Required work: Retype the lines beneath this one, from the first through the line containing "import numpy as np". Pictures are left out.
* * * *
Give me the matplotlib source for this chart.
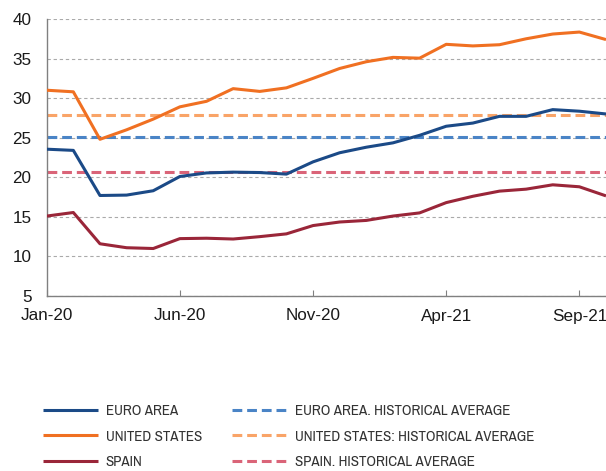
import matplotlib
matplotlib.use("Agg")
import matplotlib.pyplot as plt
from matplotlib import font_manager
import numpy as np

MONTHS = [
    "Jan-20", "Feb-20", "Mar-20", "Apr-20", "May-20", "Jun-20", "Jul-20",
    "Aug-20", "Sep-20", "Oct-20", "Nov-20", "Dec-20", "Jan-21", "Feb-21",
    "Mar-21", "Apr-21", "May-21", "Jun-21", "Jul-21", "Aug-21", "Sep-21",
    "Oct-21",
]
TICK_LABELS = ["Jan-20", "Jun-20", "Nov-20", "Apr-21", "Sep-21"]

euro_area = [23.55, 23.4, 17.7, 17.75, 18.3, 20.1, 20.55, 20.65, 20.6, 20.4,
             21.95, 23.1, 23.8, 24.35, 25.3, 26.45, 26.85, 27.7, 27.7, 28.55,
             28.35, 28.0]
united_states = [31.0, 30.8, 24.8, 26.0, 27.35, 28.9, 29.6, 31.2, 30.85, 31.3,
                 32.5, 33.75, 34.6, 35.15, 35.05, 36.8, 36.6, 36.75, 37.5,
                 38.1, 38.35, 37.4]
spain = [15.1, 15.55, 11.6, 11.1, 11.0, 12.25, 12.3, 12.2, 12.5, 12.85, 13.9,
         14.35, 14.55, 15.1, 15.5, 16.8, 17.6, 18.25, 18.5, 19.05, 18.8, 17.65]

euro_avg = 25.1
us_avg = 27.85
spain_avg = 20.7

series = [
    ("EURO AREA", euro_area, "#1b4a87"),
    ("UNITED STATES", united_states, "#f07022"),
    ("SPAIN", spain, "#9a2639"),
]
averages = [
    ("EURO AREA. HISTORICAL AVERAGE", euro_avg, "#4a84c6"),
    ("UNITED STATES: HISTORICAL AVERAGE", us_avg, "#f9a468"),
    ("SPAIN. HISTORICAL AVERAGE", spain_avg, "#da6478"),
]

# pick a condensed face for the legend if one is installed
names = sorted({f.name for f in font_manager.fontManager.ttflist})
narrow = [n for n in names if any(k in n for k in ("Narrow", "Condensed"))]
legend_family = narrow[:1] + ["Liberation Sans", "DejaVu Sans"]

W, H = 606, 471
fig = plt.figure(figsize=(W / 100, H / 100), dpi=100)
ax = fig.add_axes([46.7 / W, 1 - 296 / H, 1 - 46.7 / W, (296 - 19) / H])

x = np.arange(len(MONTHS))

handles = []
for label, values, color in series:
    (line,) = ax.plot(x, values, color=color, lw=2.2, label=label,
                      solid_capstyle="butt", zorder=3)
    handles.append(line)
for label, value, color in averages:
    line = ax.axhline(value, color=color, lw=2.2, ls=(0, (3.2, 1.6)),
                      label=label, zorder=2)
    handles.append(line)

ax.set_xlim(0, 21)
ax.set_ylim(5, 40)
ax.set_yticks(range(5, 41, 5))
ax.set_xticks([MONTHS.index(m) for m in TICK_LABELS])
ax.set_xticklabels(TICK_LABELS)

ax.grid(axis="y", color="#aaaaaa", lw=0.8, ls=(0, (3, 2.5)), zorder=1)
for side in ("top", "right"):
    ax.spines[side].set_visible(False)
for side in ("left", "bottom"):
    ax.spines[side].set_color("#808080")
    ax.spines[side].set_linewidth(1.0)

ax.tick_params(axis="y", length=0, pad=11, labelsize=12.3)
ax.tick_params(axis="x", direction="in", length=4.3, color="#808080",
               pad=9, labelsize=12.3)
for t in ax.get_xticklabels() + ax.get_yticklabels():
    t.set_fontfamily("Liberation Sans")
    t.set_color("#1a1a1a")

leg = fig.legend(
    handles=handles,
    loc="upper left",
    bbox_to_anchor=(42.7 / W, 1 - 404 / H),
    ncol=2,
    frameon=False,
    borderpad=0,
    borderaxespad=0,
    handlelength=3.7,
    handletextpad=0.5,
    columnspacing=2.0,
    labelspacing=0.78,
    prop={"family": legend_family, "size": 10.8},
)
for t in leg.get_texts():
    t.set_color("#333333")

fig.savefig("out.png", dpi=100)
* * * *
Completed exercise:
Give me the matplotlib source for this chart.
import matplotlib
matplotlib.use("Agg")
import matplotlib.pyplot as plt
from matplotlib import font_manager
import numpy as np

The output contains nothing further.